FORT RUCKER, Ala. -- Active duty Families with special needs children don’t always get to participate in the same activities as other Families, but Fort Rucker’s Exceptional Family Member Program is looking to change that.

EFMP is in the process of identifying military Families with special needs with the Child and Family Find Campaign during the month of September. Special needs can include physical, intellectual, developmental delays, emotional impairments that require special treatment, therapy, education, and training or counseling needs, said Marion Cornish, post EFMP manager.

“In September, we’re kicking things off with EFMP bowling,” she said. “We’re also going to have a display at the post exchange from Sept. 12-19, which will give parents a chance to get some more information about the program. The bowling is an opportunity for active duty Families with special needs to enjoy themselves and meet other Families like theirs.”

The EFMP “Let’s Roll Bowl” takes place Sept. 19 from 4 to 5 p.m. at Rucker Lanes Bowling Center. Games are free from 4-5 p.m., and will be $1.75 from 5-6:30 p.m. plus a $1.25 shoe rental. Families must register by Sept. 16.

Some other activities will include “Story Time” at the Center Library Sept. 23. No time has been officially set for the event yet. The stories will focus on children with disabilities and the event will also serve to get Families more information about EFMP and to broaden their perspective as to what is a qualifying condition for enrollment, Cornish added.

“Sometimes, Families don’t realize they may be eligible or need to enroll in EFMP,” she said. “For example, if you have a child who has been diagnosed with Attention Deficit Disorder or Attention Deficit Hyperactivity Disorder, they need to be screened for possible enrollment.”

Being part of EFMP can also help Families find and be assigned to posts that are better equipped to deal with their needs.

Enrollment allows the assignment manager at Army personnel agencies to consider the documented medical and special needs of exception Family members in the assignment process. When possible, Soldiers are assigned to an area where the medical and special education needs of their EFM can be met.

This will depend on a valid personnel requirement for the Soldier’s grade, specialty and eligibility for the tour. All Soldiers are still eligible for worldwide assignments.

Having the support and training that comes from being part of EFMP has made some parents’ lives much easier.

“We’ve been in the Army 10 years and with EFMP for nine,” said Kelli Reynoldson, military spouse and mother of a son with special needs. “Being with EFMP can only make your life easier. When you’re about to move and you need to establish a point of contact that understands special needs at the next post, they do a lot of the leg-work for you.”

Reynoldson said meeting other Families with similar situations to her own was also helpful in her four years at Fort Rucker.

“Sometimes you just need to talk with someone who understands what you’re going through,” she said. “If you feel like you have no support or just need a break sometimes, EFMP can open a lot of doors.”

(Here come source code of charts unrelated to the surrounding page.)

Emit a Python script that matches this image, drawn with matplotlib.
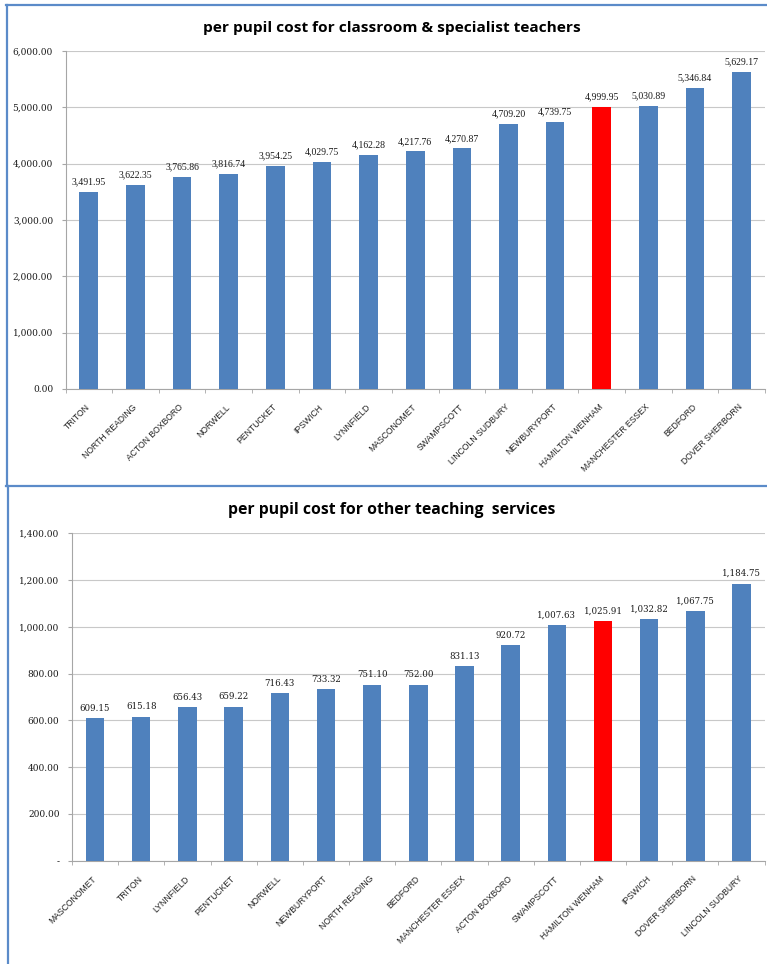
import numpy as np
import matplotlib
matplotlib.use("Agg")
import matplotlib.pyplot as plt
from matplotlib.lines import Line2D
from matplotlib.ticker import FuncFormatter

# data
teach_names = ["TRITON", "NORTH READING", "ACTON BOXBORO", "NORWELL", "PENTUCKET",
               "IPSWICH", "LYNNFIELD", "MASCONOMET", "SWAMPSCOTT", "LINCOLN SUDBURY",
               "NEWBURYPORT", "HAMILTON WENHAM", "MANCHESTER ESSEX", "BEDFORD",
               "DOVER SHERBORN"]
teach_cost = [3491.95, 3622.35, 3765.86, 3816.74, 3954.25, 4029.75, 4162.28, 4217.76,
              4270.87, 4709.20, 4739.75, 4999.95, 5030.89, 5346.84, 5629.17]

other_names = ["MASCONOMET", "TRITON", "LYNNFIELD", "PENTUCKET", "NORWELL",
               "NEWBURYPORT", "NORTH READING", "BEDFORD", "MANCHESTER ESSEX",
               "ACTON BOXBORO", "SWAMPSCOTT", "HAMILTON WENHAM", "IPSWICH",
               "DOVER SHERBORN", "LINCOLN SUDBURY"]
other_cost = [609.15, 615.18, 656.43, 659.22, 716.43, 733.32, 751.10, 752.00, 831.13,
              920.72, 1007.63, 1025.91, 1032.82, 1067.75, 1184.75]

highlight = "HAMILTON WENHAM"
blue = "#4F81BD"
red = "#FF0000"
W, H = 767, 964

fig = plt.figure(figsize=(W / 100, H / 100), dpi=100)


def px_axes(left, top, right, bottom):
    # pixel box (from top-left) -> figure fraction
    return fig.add_axes([left / W, 1 - bottom / H, (right - left) / W, (bottom - top) / H])


def draw_bars(ax, names, vals, ymax, step, zero_dash, val_font, val_size):
    x = np.arange(len(names))
    colors = [red if n == highlight else blue for n in names]
    ax.bar(x, vals, width=0.4, color=colors, zorder=3)
    ax.set_xlim(-0.5, len(names) - 0.5)
    ax.set_ylim(0, ymax)
    ax.set_yticks(np.arange(0, ymax + 1, step))
    ax.yaxis.set_major_formatter(FuncFormatter(
        lambda v, p: "-" if (zero_dash and v == 0) else f"{v:,.2f}"))
    ax.grid(axis="y", color="#c8c8c8", linewidth=0.8, zorder=0)
    for s in ["top", "right"]:
        ax.spines[s].set_visible(False)
    for s in ["left", "bottom"]:
        ax.spines[s].set_color("#a6a6a6")
        ax.spines[s].set_linewidth(0.8)
    ax.tick_params(axis="y", length=3, color="#a6a6a6", pad=6, labelsize=6.5,
                   labelcolor="#1a1a1a")
    for lab in ax.get_yticklabels():
        lab.set_family("DejaVu Serif")
    # category labels at centres, tick marks between categories
    ax.set_xticks(x)
    ax.set_xticklabels(names, rotation=45, ha="right", va="center",
                       rotation_mode="anchor", fontsize=6.2, family="Liberation Sans",
                       color="#222222")
    ax.tick_params(axis="x", which="major", length=0, pad=12)
    ax.set_xticks(np.arange(-0.5, len(names)), minor=True)
    ax.tick_params(axis="x", which="minor", length=3, color="#a6a6a6")
    for xi, v in zip(x, vals):
        ax.annotate(f"{v:,.2f}", (xi, v), xytext=(0, 4), textcoords="offset points",
                    ha="center", va="bottom", fontsize=val_size, family=val_font,
                    color="#1a1a1a")


ax1 = px_axes(65.5, 51, 765, 389)
draw_bars(ax1, teach_names, teach_cost, 6000, 1000, False, "Liberation Serif", 7.0)
fig.text(392 / W, 1 - 28 / H, "per pupil cost for classroom & specialist teachers",
         ha="center", va="center", fontsize=11.1, fontweight="bold", family="Open Sans")

ax2 = px_axes(72, 533.3, 764.6, 860.7)
draw_bars(ax2, other_names, other_cost, 1400, 200, True, "DejaVu Serif", 6.2)
fig.text(392 / W, 1 - 510 / H, "per pupil cost for other teaching  services",
         ha="center", va="center", fontsize=11.3, fontweight="bold", family="Open Sans")

# panel borders
bc = "#5B8BC9"
def hline(y, x0=6, x1=767):
    fig.add_artist(Line2D([x0 / W, x1 / W], [1 - y / H, 1 - y / H], color=bc, lw=1.6))
def vline(x, y0, y1):
    fig.add_artist(Line2D([x / W, x / W], [1 - y0 / H, 1 - y1 / H], color=bc, lw=1.6))

hline(5)
hline(485.5)
vline(6.5, 5, 485.5)
vline(7.5, 485.5, 964)

fig.savefig("out.png", dpi=100)
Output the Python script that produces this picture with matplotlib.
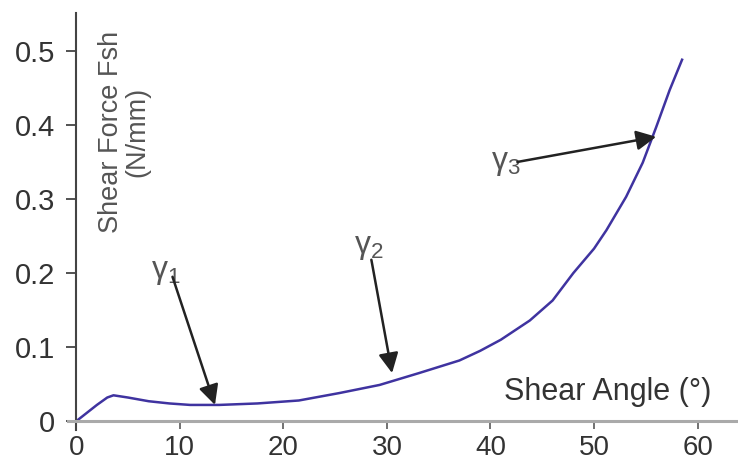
import matplotlib
matplotlib.use("Agg")
import matplotlib.pyplot as plt

plt.rcParams["font.family"] = ["Liberation Sans", "DejaVu Sans"]
plt.rcParams["mathtext.fontset"] = "custom"
plt.rcParams["mathtext.rm"] = "Liberation Sans"
plt.rcParams["mathtext.it"] = "Liberation Sans"

# shear angle (deg) vs shear force (N/mm)
angle = [0, 1, 2, 3, 3.6, 5, 7, 9, 11, 13.8, 17.5, 21.5, 25.4, 29.3, 33.1,
         37, 39, 41, 43.8, 46, 48, 50, 51.2, 53.1, 54.7, 56.0, 57.3, 58.5]
force = [0, 0.011, 0.022, 0.032, 0.035, 0.032, 0.027, 0.024, 0.022, 0.022,
         0.024, 0.028, 0.038, 0.049, 0.065, 0.082, 0.095, 0.110, 0.136,
         0.163, 0.200, 0.233, 0.258, 0.303, 0.349, 0.397, 0.447, 0.488]

x_ticks = [0, 10, 20, 30, 40, 50, 60]
y_ticks = [0, 0.1, 0.2, 0.3, 0.4, 0.5]
y_tick_labels = ["0", "0.1", "0.2", "0.3", "0.4", "0.5"]

# label text position, arrow tail, arrow head (data coords)
markers = [
    (r"$\mathregular{\gamma_1}$", (8.7, 0.201), (9.3, 0.195), (13.4, 0.022)),
    (r"$\mathregular{\gamma_2}$", (28.3, 0.235), (28.5, 0.218), (30.5, 0.065)),
    (r"$\mathregular{\gamma_3}$", (41.5, 0.349), (42.6, 0.350), (56.0, 0.384)),
]

fig = plt.figure(figsize=(7.38, 4.66), dpi=100)
ax = fig.add_axes([0.092, 0.077, 0.908, 0.895])

ax.plot(angle, force, color="#3f33a0", lw=1.8)

ax.set_xlim(-0.8, 63.9)
ax.set_ylim(-0.012, 0.551)

for s in ["top", "right"]:
    ax.spines[s].set_visible(False)
ax.spines["left"].set_position(("data", 0))
ax.spines["bottom"].set_position(("data", 0))
ax.spines["left"].set_color("#444444")
ax.spines["left"].set_linewidth(1.5)
ax.spines["bottom"].set_color("#aaaaaa")
ax.spines["bottom"].set_linewidth(2.2)

ax.set_xticks(x_ticks)
ax.set_yticks(y_ticks)
ax.set_yticklabels(y_tick_labels)
ax.tick_params(axis="y", direction="out", length=7, width=1.3, color="#444444",
               labelsize=21, labelcolor="#333333", pad=8)
ax.tick_params(axis="x", direction="out", length=6, width=1.3, color="#666666",
               labelsize=20, labelcolor="#333333", pad=4)

fig.text(124 / 738, 1 - 132 / 466, "Shear Force Fsh\n(N/mm)",
         rotation=90, ha="center", va="center", fontsize=19.5, color="#555555",
         linespacing=1.05)
fig.text(0.964, 1 - 392 / 466, "Shear Angle (°)",
         ha="right", va="center", fontsize=22, color="#333333")

for label, txt_pos, tail, head in markers:
    ax.text(txt_pos[0], txt_pos[1], label, ha="center", va="center",
            fontsize=23, color="#555555")
    ax.annotate("", xy=head, xytext=tail,
                arrowprops=dict(arrowstyle="-|>", color="#222222", lw=1.8,
                                mutation_scale=30, shrinkA=0, shrinkB=0))

fig.savefig("out.png", dpi=100)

If you are a Soldier with a Family member with a special need or disability, or have knowledge of someone who is disabled or with a special need, contact the EFMP at Lyster Army Health Clinic, 255-7431. Lyster’s EFMP conducts EFM screenings, enrollments, updates and dis-enrollments. According to Amy Regulation 608-75, EFMP requires Soldiers to update EFM enrollment every three years or sooner if services for special needs are no longer required.